» **SET EXERCISE**: Write the lines out again, from the top of the material to the line containing "0.30, 0.35, 0.40];", pictures excluded.

» **PROVIDED DATA**:
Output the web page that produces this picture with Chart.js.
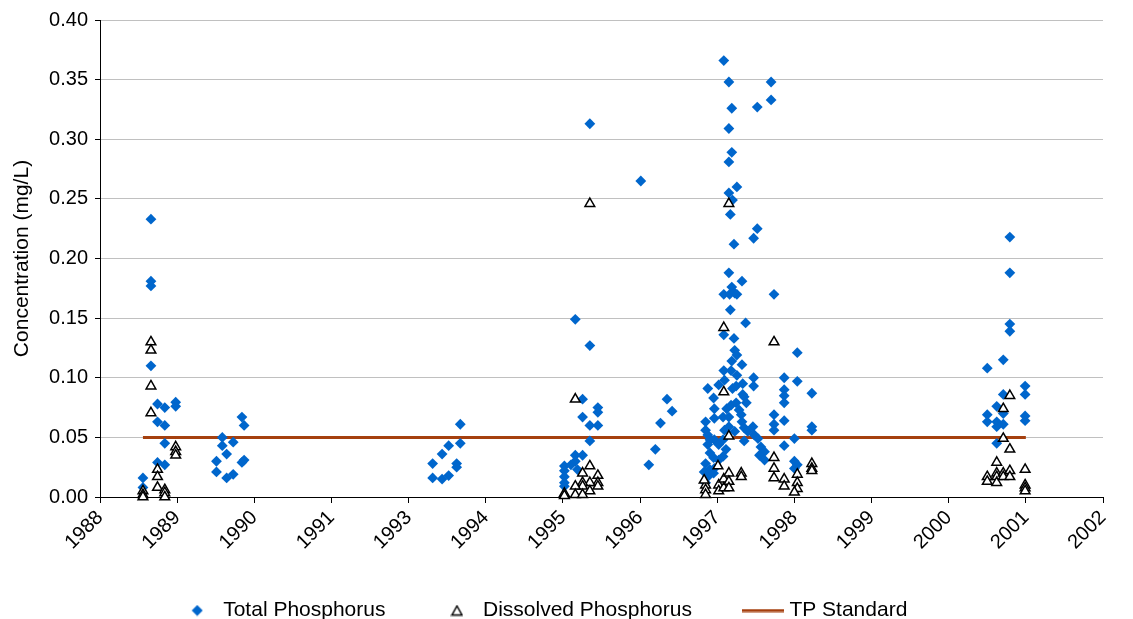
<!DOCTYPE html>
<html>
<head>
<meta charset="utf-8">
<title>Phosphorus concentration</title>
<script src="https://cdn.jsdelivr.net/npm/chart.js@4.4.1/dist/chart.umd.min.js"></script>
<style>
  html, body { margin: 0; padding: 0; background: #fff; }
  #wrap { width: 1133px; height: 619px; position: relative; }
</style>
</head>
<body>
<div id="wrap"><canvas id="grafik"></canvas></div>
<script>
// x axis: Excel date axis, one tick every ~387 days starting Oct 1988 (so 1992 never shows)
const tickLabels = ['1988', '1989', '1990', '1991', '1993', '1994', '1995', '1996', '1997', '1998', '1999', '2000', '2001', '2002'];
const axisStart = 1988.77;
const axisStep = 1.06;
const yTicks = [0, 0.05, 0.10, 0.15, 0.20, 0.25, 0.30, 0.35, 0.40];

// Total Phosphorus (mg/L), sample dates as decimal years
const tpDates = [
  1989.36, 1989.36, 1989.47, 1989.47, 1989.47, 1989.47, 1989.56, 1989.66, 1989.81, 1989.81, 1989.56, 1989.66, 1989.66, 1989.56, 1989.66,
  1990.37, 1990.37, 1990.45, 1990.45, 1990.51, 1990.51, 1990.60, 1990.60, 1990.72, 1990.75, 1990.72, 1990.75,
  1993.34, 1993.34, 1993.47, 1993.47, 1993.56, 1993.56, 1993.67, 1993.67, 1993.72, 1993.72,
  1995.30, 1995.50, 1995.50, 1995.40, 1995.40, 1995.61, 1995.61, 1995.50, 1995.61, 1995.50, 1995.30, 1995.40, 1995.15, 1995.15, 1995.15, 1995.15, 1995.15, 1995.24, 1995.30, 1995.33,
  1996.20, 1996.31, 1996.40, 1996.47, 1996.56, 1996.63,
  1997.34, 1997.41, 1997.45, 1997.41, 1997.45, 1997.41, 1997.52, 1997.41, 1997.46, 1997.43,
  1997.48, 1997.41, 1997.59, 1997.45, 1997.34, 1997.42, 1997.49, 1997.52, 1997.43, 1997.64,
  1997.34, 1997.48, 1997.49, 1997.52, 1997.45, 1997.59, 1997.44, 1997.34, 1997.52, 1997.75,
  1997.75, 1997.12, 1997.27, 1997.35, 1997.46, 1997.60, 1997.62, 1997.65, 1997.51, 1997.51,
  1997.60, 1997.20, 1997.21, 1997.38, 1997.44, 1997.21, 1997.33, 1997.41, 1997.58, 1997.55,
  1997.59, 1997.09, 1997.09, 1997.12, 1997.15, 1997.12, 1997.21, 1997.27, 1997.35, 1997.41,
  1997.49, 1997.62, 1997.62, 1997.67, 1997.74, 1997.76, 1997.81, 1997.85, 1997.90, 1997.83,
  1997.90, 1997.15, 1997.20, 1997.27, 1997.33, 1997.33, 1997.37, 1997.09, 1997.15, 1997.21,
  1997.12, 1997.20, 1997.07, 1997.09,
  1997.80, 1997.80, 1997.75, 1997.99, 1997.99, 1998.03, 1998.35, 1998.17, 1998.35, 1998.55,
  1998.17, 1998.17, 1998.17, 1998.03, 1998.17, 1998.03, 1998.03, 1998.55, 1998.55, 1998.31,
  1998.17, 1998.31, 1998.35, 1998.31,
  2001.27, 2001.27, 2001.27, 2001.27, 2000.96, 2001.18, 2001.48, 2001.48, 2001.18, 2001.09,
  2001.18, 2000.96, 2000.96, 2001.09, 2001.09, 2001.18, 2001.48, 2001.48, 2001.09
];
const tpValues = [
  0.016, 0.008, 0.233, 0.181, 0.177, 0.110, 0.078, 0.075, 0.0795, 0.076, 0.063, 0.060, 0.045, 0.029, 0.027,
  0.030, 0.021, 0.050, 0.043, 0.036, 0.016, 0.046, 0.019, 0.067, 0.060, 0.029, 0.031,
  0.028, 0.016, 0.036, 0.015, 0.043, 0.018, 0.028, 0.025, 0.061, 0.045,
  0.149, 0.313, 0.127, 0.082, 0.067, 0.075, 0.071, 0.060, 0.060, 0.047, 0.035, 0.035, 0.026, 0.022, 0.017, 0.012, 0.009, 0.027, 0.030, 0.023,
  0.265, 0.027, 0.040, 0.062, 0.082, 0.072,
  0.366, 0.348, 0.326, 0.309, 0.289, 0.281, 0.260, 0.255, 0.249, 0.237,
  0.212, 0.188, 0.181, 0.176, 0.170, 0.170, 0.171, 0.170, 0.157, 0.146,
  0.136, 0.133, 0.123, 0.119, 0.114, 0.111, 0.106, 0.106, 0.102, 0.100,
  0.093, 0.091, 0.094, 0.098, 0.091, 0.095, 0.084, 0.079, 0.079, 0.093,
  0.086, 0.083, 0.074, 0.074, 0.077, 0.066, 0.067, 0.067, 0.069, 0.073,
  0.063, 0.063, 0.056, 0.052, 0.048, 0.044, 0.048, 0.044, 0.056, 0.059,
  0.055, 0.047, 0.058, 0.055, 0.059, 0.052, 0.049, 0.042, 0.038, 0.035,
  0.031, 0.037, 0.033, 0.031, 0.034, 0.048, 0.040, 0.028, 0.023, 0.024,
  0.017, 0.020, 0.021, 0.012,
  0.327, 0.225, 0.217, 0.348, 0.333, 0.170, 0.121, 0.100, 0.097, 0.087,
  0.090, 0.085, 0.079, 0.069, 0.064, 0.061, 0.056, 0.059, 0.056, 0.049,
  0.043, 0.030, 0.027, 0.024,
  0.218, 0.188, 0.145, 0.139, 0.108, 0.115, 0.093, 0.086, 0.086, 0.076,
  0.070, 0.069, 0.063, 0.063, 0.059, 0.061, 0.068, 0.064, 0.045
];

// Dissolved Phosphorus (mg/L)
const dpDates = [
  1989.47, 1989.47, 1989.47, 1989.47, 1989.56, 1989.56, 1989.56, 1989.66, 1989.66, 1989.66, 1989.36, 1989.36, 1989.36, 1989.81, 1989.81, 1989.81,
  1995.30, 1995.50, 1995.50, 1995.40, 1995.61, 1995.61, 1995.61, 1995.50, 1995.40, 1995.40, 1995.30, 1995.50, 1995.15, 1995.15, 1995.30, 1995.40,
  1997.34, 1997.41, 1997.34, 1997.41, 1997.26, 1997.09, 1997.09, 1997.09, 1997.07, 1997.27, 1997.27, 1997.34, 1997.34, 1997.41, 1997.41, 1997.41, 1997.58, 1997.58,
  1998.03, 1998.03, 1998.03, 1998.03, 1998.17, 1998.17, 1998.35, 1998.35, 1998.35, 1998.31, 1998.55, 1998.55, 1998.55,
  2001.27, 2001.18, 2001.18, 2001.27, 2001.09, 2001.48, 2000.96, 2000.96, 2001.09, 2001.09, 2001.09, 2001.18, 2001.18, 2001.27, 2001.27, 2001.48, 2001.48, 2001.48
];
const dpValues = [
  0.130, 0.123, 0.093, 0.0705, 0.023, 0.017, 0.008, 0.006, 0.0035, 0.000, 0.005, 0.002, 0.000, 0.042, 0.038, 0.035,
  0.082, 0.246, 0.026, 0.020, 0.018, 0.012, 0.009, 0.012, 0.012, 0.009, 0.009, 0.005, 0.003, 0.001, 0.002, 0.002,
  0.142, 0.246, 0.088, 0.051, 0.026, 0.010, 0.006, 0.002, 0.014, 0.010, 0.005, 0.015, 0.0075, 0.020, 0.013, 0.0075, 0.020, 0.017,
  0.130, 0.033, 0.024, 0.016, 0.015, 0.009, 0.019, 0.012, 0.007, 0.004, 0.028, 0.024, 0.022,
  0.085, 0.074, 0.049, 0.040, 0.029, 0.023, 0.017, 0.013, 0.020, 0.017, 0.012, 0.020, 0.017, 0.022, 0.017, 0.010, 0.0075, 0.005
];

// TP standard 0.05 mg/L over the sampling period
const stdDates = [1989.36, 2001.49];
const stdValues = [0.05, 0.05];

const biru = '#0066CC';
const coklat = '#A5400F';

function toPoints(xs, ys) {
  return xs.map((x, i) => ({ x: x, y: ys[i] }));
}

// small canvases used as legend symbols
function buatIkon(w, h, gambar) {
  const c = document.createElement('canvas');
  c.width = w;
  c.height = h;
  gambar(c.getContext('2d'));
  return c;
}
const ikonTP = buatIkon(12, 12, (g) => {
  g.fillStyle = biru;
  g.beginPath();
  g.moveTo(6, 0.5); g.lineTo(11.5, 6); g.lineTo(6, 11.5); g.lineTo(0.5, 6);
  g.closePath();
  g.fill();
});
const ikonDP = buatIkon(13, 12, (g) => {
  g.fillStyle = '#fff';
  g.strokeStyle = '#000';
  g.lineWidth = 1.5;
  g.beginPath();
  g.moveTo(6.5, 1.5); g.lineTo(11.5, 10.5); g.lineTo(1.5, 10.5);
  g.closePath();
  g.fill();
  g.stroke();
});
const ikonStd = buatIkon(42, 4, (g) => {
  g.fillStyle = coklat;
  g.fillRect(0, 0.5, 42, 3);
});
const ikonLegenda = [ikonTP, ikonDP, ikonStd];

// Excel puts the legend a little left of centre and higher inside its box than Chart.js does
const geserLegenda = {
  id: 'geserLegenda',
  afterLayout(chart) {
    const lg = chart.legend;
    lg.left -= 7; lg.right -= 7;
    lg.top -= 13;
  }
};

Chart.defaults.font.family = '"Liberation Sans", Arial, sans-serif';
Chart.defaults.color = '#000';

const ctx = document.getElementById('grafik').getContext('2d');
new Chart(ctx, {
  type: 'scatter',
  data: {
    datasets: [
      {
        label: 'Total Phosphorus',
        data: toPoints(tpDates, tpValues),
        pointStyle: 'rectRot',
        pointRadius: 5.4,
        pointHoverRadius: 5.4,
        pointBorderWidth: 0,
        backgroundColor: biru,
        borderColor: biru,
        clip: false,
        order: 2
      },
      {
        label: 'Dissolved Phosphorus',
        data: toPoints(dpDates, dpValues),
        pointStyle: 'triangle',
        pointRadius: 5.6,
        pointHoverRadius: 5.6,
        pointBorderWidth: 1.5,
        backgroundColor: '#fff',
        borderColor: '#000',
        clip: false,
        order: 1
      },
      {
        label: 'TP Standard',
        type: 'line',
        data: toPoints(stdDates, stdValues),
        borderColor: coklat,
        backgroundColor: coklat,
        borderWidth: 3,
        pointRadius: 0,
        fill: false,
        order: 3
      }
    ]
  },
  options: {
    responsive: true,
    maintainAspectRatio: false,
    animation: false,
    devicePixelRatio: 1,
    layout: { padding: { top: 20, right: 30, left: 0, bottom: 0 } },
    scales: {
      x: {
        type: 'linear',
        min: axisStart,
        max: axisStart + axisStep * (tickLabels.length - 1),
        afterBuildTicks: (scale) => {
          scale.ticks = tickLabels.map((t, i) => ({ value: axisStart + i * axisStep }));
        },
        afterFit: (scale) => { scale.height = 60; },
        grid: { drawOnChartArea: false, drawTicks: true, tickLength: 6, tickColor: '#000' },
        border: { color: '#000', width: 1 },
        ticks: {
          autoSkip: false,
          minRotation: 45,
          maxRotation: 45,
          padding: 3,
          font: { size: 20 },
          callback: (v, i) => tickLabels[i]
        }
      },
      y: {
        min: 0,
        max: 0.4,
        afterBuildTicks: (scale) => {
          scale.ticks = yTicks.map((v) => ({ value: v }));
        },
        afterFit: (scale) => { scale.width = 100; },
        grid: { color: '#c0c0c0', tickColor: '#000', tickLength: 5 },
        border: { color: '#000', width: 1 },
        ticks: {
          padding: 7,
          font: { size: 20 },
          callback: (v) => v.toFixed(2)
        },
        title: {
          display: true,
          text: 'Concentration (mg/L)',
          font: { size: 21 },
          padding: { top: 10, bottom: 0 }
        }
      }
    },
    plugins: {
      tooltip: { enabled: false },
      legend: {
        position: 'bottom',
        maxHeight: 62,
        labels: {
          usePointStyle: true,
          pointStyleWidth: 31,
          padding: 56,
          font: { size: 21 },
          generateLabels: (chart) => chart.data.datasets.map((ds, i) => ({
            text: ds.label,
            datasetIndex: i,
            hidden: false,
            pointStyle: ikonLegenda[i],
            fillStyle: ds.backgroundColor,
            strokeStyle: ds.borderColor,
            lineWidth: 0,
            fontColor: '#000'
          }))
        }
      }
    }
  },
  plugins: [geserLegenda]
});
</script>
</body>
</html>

» **SOLUTION FOR THIS TASK**:
Output the web page that produces this picture with Chart.js.
<!DOCTYPE html>
<html>
<head>
<meta charset="utf-8">
<title>Phosphorus concentration</title>
<script src="https://cdn.jsdelivr.net/npm/chart.js@4.4.1/dist/chart.umd.min.js"></script>
<style>
  html, body { margin: 0; padding: 0; background: #fff; }
  #wrap { width: 1133px; height: 619px; position: relative; }
</style>
</head>
<body>
<div id="wrap"><canvas id="grafik"></canvas></div>
<script>
// x axis: Excel date axis, one tick every ~387 days starting Oct 1988 (so 1992 never shows)
const tickLabels = ['1988', '1989', '1990', '1991', '1993', '1994', '1995', '1996', '1997', '1998', '1999', '2000', '2001', '2002'];
const axisStart = 1988.77;
const axisStep = 1.06;
const yTicks = [0, 0.05, 0.10, 0.15, 0.20, 0.25, 0.30, 0.35, 0.40];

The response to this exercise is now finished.